I think the Gunderman and Falkenberg pieces are right on the money. Lay journalism may simplify issues for clarity, but the fundamental points aren’t misstated.
Grand Rounds speaker at UCSF yesterday (Alexander Smith MD-geriatrics) decried lack of good drug solutions for non-malignant pain in dying seniors. ” We just do not have the right drugs for pain management in frail seniors.”
He mentioned that Vit D deficiency often has marked proximal muscle weakness and extensive pain. I think he said truncal and lower body pain. I did not know this. “People need a lot of Vit D to get a drug level of 30ng/ml….
like 1500-2000units per day.” 30 seems to be what they are shooting for. ..because parathormone levels flatten out at that level.
I don’t think there’s conflation. I think she’s using her data wisely. It just happens that her data uses bad journalists instead of bad outcomes.
On the other hand your point could be viewed as an attempt to invalidate a hypothesis that’s pretty sensible when you get right down to it
a). by tightly regulating certain bad substances without looking at the long term consequences of our decisions, we’ve created a pain management problem for ourselves that’s extremely serious
b). we’re asking patients to rate their satisfaction levels, which is a not bad idea on paper, less practical in real life.
c). we’re increasingly paying people based on said ratings, and in effect rewarding the wrong things, incenting bad choices.
d). the media is covering the story badly, and typically missing a + b + c
a + b + c = a problem for physicians
no, not at all. highlighting in vs outpatient mgt of pain. difft.
Funny, we have a problem with antibiotic overuse in this country, in addition to narcotic abuse. Why is that? Could it be intrusive government intervention?
What a schizophrenic society we have. On the one hand we have a war on drug use, and stricter requirements from state governments on narcotic use, plus cries against overuse of imaging and testing. On the other hand, we have a satisfaction survey for reimbursement FROM THE GOVERNMENT based on use of prescriptions and testing.
Has anyone from CMS or related institutions looked at the absurdity of this?
Let physicians practice medicine based on good medical evidence and caring for the patient for Pete’s sake and get rid of these idiotic surveys.
Looks to me like she cited an example of how bad reporting gets the pain management story wrong by oversimplifying a complex story – but wait, in your view this makes HER the bad reporter? Interesting theory.
Your conflating inpatient, acute pain, with outpatient chronic/subacute pain.
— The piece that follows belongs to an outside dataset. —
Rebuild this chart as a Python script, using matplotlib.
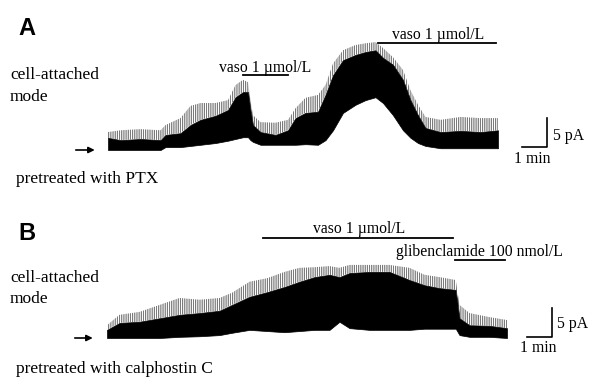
import numpy as np
import matplotlib
matplotlib.use('Agg')
import matplotlib.pyplot as plt

# trace envelopes: time in min, current in pA above baseline
t_a = [0, 0.5, 1.3, 2.1, 2.3, 2.9, 3.3, 3.7, 4.3, 4.8, 5.1, 5.4, 5.6, 5.7, 5.8, 6.1, 6.7, 7.2, 7.5,
       7.9, 8.4, 8.7, 9.0, 9.4, 9.9, 10.3, 10.7, 11.0, 11.4, 11.8, 12.1, 12.4, 12.7, 13.3, 14.1, 14.9, 15.6]
low_a = [0, 0, 0, 0, 0.5, 0.5, 0.7, 0.9, 1.2, 1.6, 1.9, 2.2, 2.2, 1.7, 1.4, 0.9, 0.9, 0.9, 0.9,
         1.0, 0.9, 1.7, 3.4, 6.4, 7.8, 8.6, 9.1, 8.1, 6.0, 3.4, 2.1, 1.2, 0.7, 0.3, 0.3, 0.3, 0.3]
top_a = [2.1, 1.7, 1.9, 1.7, 2.6, 2.9, 4.3, 5.2, 5.9, 6.9, 9.1, 10.0, 10.0, 6.9, 4.3, 3.1, 2.6, 3.4, 5.5,
         6.4, 6.6, 9.5, 12.9, 15.5, 16.4, 16.9, 17.2, 15.9, 14.7, 12.1, 8.6, 6.0, 3.8, 3.1, 3.3, 3.1, 3.4]
peak_a = [3.1, 3.4, 3.6, 3.4, 4.3, 5.5, 7.6, 8.1, 8.1, 8.6, 11.2, 12.1, 11.7, 8.6, 6.0, 4.8, 4.7, 5.2, 7.2,
          9.0, 9.5, 11.2, 14.9, 17.2, 18.1, 18.4, 18.6, 17.6, 16.0, 13.8, 10.3, 7.8, 5.7, 5.2, 5.7, 5.5, 5.5]

t_b = [0, 0.5, 1.3, 2.1, 2.9, 3.7, 4.5, 5.0, 5.7, 6.4, 7.1, 7.7, 8.3, 8.9, 9.3, 9.7, 10.5, 11.3,
       12.1, 12.7, 13.3, 13.95, 14.1, 14.5, 15.3, 16.0]
low_b = [0, 0, 0, 0, 0.2, 0.3, 0.5, 0.9, 1.4, 1.2, 1.0, 1.2, 1.4, 1.4, 2.8, 1.7, 1.4, 1.4,
         1.4, 1.6, 1.6, 1.6, 0.5, 0.2, 0.2, 0]
top_b = [1.4, 2.6, 2.8, 3.4, 4.0, 4.3, 4.7, 5.7, 7.1, 7.9, 8.8, 9.7, 10.5, 10.9, 10.5, 11.2, 11.4, 11.4,
         10.0, 9.1, 8.6, 8.3, 3.4, 2.2, 2.1, 1.7]
peak_b = [2.2, 4.0, 4.5, 5.7, 6.9, 6.6, 6.9, 7.8, 9.7, 10.3, 11.4, 12.1, 12.2, 12.4, 12.1, 12.6, 12.6, 12.6,
          12.1, 10.9, 10.5, 10.0, 5.7, 4.3, 3.6, 3.1]

# drug application periods (min)
vaso_a = [(5.4, 7.2), (10.8, 15.5)]
vaso_b = (6.24, 13.84)
glib_b = (13.92, 15.92)

W, H = 589, 378
PX_MIN = 25.0   # px per minute
PX_PA = 5.8     # px per pA

plt.rcParams['hatch.linewidth'] = 0.5
fig = plt.figure(figsize=(W / 100, H / 100), dpi=100)
serif = 'Liberation Serif'


def panel(top_px, bot_px, x0_px, y0_px):
    ax = fig.add_axes([0, 1 - bot_px / H, 1, (bot_px - top_px) / H])
    ax.set_xlim(-x0_px / PX_MIN, (W - x0_px) / PX_MIN)
    ax.set_ylim((y0_px - bot_px) / PX_PA, (y0_px - top_px) / PX_PA)
    ax.axis('off')
    return ax


def fy(px):
    return 1 - px / H


def trace(ax, t, low, top, peak):
    ax.fill_between(t, low, top, color='black', lw=0.5)
    # spiky fringe above the dense part of the trace
    ax.fill_between(t, top, peak, facecolor='none', edgecolor='0.25',
                    hatch='|||||||||', lw=0)


def scalebar(ax, x, y):
    ax.plot([x - 1, x, x], [y, y, y + 5], color='black', lw=1.2)


# panel A
axA = panel(0, 190, 108, 150)
trace(axA, t_a, low_a, top_a, peak_a)
for (s, e), yb in zip(vaso_a, [12.9, 18.4]):
    axA.plot([s, e], [yb, yb], color='black', lw=1.3)
axA.annotate('', xy=(-0.42, 0), xytext=(-1.4, 0),
             arrowprops=dict(arrowstyle='-|>', color='black', lw=1.2, mutation_scale=9))
scalebar(axA, 17.56, 0.5)

fig.text(18 / W, fy(35), 'A', fontsize=17, fontweight='bold', family='Liberation Sans')
fig.text(10 / W, fy(79), 'cell-attached', fontsize=12.5, family=serif)
fig.text(10 / W, fy(101), 'mode', fontsize=12.5, family=serif)
fig.text(16 / W, fy(183), 'pretreated with PTX', fontsize=12.5, family=serif)
fig.text(219 / W, fy(72), 'vaso 1 \u00b5mol/L', fontsize=11.3, family=serif)
fig.text(392 / W, fy(39), 'vaso 1 \u00b5mol/L', fontsize=11.3, family=serif)
fig.text(553 / W, fy(140), '5 pA', fontsize=11.3, family=serif)
fig.text(514 / W, fy(163), '1 min', fontsize=11.3, family=serif)

# panel B
axB = panel(190, 378, 107, 338)
trace(axB, t_b, low_b, top_b, peak_b)
axB.plot(vaso_b, [17.2, 17.2], color='black', lw=1.3)
axB.plot(glib_b, [13.4, 13.4], color='black', lw=1.3)
axB.annotate('', xy=(-0.46, 0), xytext=(-1.4, 0),
             arrowprops=dict(arrowstyle='-|>', color='black', lw=1.2, mutation_scale=9))
scalebar(axB, 17.8, 0.17)

fig.text(18 / W, fy(240), 'B', fontsize=17, fontweight='bold', family='Liberation Sans')
fig.text(10 / W, fy(282), 'cell-attached', fontsize=12.5, family=serif)
fig.text(10 / W, fy(303), 'mode', fontsize=12.5, family=serif)
fig.text(16 / W, fy(373), 'pretreated with calphostin C', fontsize=12.5, family=serif)
fig.text(313 / W, fy(233), 'vaso 1 \u00b5mol/L', fontsize=11.3, family=serif)
fig.text(396 / W, fy(256), 'glibenclamide 100 nmol/L', fontsize=11.3, family=serif)
fig.text(557 / W, fy(328), '5 pA', fontsize=11.3, family=serif)
fig.text(520 / W, fy(352), '1 min', fontsize=11.3, family=serif)

fig.savefig('out.png', dpi=100)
Very different indications.
HCAHPS has implications (whats given at time of discharge), but the use of narcotics post op, or for renal colic or sickle pain very different from outpatient lower back pain or “pain syndromes.”
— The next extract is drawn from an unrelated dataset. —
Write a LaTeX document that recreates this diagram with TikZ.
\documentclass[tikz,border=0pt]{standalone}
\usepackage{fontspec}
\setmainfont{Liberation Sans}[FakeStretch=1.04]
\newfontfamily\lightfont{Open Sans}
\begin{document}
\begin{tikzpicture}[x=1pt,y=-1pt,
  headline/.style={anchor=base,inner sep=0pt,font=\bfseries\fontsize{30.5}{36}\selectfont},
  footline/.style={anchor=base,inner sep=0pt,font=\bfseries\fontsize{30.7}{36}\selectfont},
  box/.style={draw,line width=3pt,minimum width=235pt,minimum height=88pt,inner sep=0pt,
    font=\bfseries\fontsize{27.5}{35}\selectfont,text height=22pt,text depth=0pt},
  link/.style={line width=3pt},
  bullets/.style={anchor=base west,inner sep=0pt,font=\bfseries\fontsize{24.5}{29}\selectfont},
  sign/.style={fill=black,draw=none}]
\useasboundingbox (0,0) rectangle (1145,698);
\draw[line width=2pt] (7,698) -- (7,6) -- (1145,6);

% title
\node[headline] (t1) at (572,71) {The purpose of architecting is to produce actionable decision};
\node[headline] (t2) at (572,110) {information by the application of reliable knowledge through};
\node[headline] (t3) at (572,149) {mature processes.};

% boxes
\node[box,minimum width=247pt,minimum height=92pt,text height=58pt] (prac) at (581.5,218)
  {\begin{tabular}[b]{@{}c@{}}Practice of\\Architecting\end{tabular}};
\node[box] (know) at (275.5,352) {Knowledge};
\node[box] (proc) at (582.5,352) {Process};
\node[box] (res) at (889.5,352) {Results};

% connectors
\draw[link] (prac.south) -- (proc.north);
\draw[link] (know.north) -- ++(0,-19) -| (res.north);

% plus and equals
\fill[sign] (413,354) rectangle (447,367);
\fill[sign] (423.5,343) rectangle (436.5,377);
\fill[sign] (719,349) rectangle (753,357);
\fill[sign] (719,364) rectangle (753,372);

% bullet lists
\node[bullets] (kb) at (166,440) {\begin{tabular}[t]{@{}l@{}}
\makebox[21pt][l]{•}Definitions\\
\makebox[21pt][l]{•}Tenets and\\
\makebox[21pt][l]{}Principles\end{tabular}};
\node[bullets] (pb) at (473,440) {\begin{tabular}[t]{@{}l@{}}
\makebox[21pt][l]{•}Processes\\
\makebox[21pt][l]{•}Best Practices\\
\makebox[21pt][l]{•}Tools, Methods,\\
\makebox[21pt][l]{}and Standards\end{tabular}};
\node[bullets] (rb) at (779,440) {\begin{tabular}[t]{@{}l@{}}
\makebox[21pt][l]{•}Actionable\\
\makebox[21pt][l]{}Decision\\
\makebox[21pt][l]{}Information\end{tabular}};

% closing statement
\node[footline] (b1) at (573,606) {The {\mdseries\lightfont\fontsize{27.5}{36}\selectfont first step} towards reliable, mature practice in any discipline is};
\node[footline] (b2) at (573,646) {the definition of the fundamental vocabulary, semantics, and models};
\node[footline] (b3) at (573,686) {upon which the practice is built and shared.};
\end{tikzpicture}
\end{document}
It is quite easy for a patient to become so used to pain meds that, when they are withdrawn, residual discomfort is subjectively perceived as greater pain than it actually is. That can lead to drug-seeking behavior, especially without follow-up medical counseling after narcotics are withdrawn.
The current pain scales are subjective, and that is a key issue. It would help if there was a reliable metric for actual pain and an accompanying protocol for paid med withdrawal.